Prompt -
Leave out the pictures; transcribe all else exactly.

----------------------------------------

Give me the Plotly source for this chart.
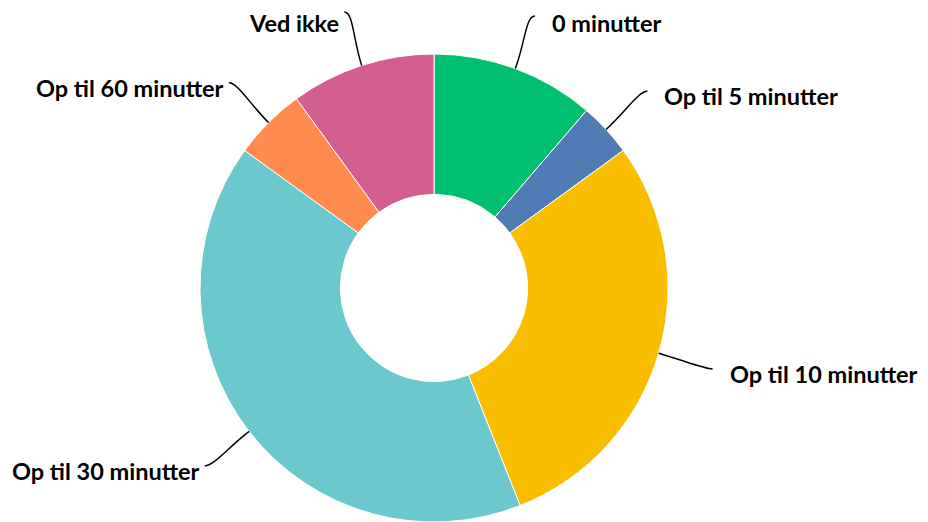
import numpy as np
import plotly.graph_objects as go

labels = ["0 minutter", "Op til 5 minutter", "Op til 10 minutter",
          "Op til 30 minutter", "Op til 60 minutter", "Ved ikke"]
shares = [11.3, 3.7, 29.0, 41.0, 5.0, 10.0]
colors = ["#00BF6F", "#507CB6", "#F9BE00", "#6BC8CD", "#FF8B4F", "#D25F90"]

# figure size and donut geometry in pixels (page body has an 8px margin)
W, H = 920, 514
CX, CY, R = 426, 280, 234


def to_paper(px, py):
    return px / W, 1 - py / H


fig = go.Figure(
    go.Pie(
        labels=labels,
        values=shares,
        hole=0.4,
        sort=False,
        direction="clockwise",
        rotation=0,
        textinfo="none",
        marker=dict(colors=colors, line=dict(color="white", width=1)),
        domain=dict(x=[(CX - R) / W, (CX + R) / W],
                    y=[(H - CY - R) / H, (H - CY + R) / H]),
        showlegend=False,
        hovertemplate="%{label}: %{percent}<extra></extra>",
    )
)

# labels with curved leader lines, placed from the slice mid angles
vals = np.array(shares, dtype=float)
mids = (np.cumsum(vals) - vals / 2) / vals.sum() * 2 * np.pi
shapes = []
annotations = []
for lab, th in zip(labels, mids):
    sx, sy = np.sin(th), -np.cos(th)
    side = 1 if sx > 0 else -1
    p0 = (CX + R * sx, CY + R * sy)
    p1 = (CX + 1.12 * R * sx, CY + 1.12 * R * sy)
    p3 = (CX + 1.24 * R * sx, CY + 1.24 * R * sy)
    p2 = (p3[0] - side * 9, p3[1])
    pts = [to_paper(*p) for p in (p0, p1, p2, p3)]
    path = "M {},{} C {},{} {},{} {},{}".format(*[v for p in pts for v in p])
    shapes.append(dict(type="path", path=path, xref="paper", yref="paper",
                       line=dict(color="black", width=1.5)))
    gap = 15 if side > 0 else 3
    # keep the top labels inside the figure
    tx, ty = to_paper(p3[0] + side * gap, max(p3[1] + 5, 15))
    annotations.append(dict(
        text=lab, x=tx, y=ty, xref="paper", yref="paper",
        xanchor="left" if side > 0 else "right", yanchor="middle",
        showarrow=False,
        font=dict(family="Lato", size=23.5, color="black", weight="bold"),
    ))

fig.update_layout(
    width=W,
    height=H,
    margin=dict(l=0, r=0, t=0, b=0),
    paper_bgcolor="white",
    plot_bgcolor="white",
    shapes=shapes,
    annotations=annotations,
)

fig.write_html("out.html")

----------------------------------------

Final result -
Give me the Plotly source for this chart.
import numpy as np
import plotly.graph_objects as go

labels = ["0 minutter", "Op til 5 minutter", "Op til 10 minutter",
          "Op til 30 minutter", "Op til 60 minutter", "Ved ikke"]
shares = [11.3, 3.7, 29.0, 41.0, 5.0, 10.0]
colors = ["#00BF6F", "#507CB6", "#F9BE00", "#6BC8CD", "#FF8B4F", "#D25F90"]

# figure size and donut geometry in pixels (page body has an 8px margin)
W, H = 920, 514
CX, CY, R = 426, 280, 234


def to_paper(px, py):
    return px / W, 1 - py / H


fig = go.Figure(
    go.Pie(
        labels=labels,
        values=shares,
        hole=0.4,
        sort=False,
        direction="clockwise",
        rotation=0,
        textinfo="none",
        marker=dict(colors=colors, line=dict(color="white", width=1)),
        domain=dict(x=[(CX - R) / W, (CX + R) / W],
                    y=[(H - CY - R) / H, (H - CY + R) / H]),
        showlegend=False,
        hovertemplate="%{label}: %{percent}<extra></extra>",
    )
)

# labels with curved leader lines, placed from the slice mid angles
vals = np.array(shares, dtype=float)
mids = (np.cumsum(vals) - vals / 2) / vals.sum() * 2 * np.pi
shapes = []
annotations = []
for lab, th in zip(labels, mids):
    sx, sy = np.sin(th), -np.cos(th)
    side = 1 if sx > 0 else -1
    p0 = (CX + R * sx, CY + R * sy)
    p1 = (CX + 1.12 * R * sx, CY + 1.12 * R * sy)
    p3 = (CX + 1.24 * R * sx, CY + 1.24 * R * sy)
    p2 = (p3[0] - side * 9, p3[1])
    pts = [to_paper(*p) for p in (p0, p1, p2, p3)]
    path = "M {},{} C {},{} {},{} {},{}".format(*[v for p in pts for v in p])
    shapes.append(dict(type="path", path=path, xref="paper", yref="paper",
                       line=dict(color="black", width=1.5)))
    gap = 15 if side > 0 else 3
    # keep the top labels inside the figure
    tx, ty = to_paper(p3[0] + side * gap, max(p3[1] + 5, 15))
    annotations.append(dict(
        text=lab, x=tx, y=ty, xref="paper", yref="paper",
        xanchor="left" if side > 0 else "right", yanchor="middle",
        showarrow=False,
        font=dict(family="Lato", size=23.5, color="black", weight="bold"),
    ))

fig.update_layout(
    width=W,
    height=H,
    margin=dict(l=0, r=0, t=0, b=0),
    paper_bgcolor="white",
    plot_bgcolor="white",
    shapes=shapes,
    annotations=annotations,
)

fig.write_html("out.html")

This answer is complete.